In the second, we are reminded to do what is right. How often have we encountered a time in our life where we can benefit ourselves materially, or socially, by doing something that is not quite right? Me? More often than I care to count. It is good to be reminded not to fall for anything like that.

Then He tells us that God has forgiven what is in the past. We should, too. We shouldn't talk about those things in the past that troubled us, or bothered us, or even merely annoyed us. (Wow. I've got a long way to go.) God has forgiven, and we need to learn from that example.

Don't slander or abuse? Well, we all know that backbiting is considered the most-grievous sin, and here He is, at the very end of His life, reminding us, yet again, to stop doing it.

And we are to avoid doing anything that causes sadness to another. Now that's mighty difficult. I'm still not sure how to even begin going about that. Remember, though, that there was a penalty for that in the Bayan, but in the Kitab-i-Aqdas Baha'u'llah absolved us of this penalty.

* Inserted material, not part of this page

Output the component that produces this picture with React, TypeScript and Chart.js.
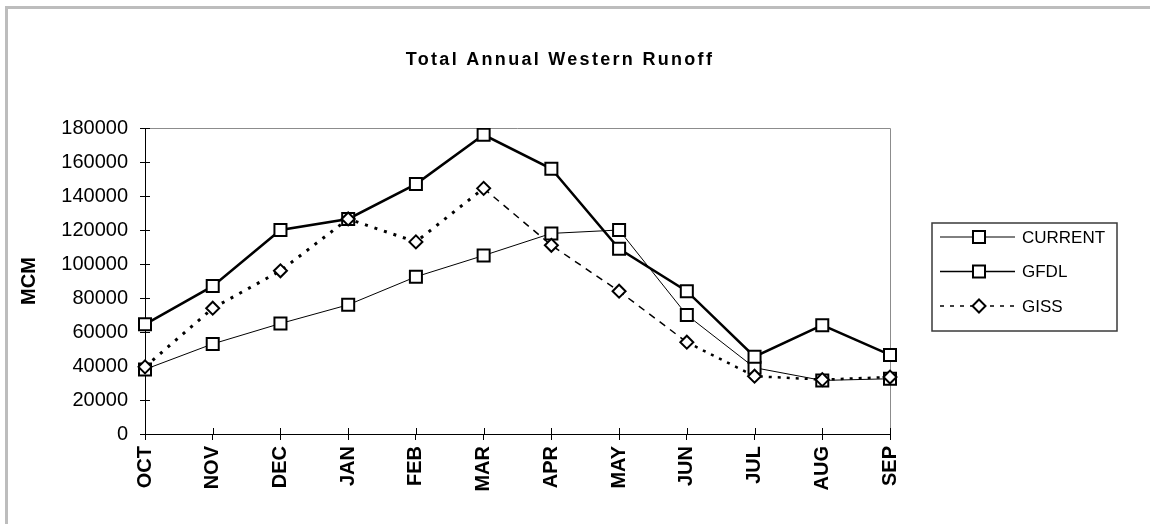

Even though we no longer have to pay a hefty fine for making someone sad, it is still against the law.

"Lofty is the station of man!" What a statement. It is nothing short of a reminder that we were created noble. But just a few lines later He qualifies this. He reminds us that all that lay latent within us has been made manifest, and then says that our station is lofty if, and presumably only if, we are:

  • righteous
  • holding to the truth
  • firm in the Cause
  • steadfast in the Cause

We have to be virtuous. If not, how can we claim to be in that lofty station? We have to hold to the truth, for if not, the foundation of all our virtues is gone. "Truthfulness", He has said, "is the foundation of all human virtues." "Without truthfulness," said 'Abdu'l-Baha, "progress and success in all of the worlds of God are impossible for a soul." Then we have to be firm and steadfast in the Cause. Later, in this very Tablet, we will learn more about just how it is that we are to be firm and steadfast, namely by following 'Abdu'l-Baha.

If we follow all of these, then our station truly will be lofty. In fact, ours will be "the loftiest station".


Yeah, I really do have a long way to go.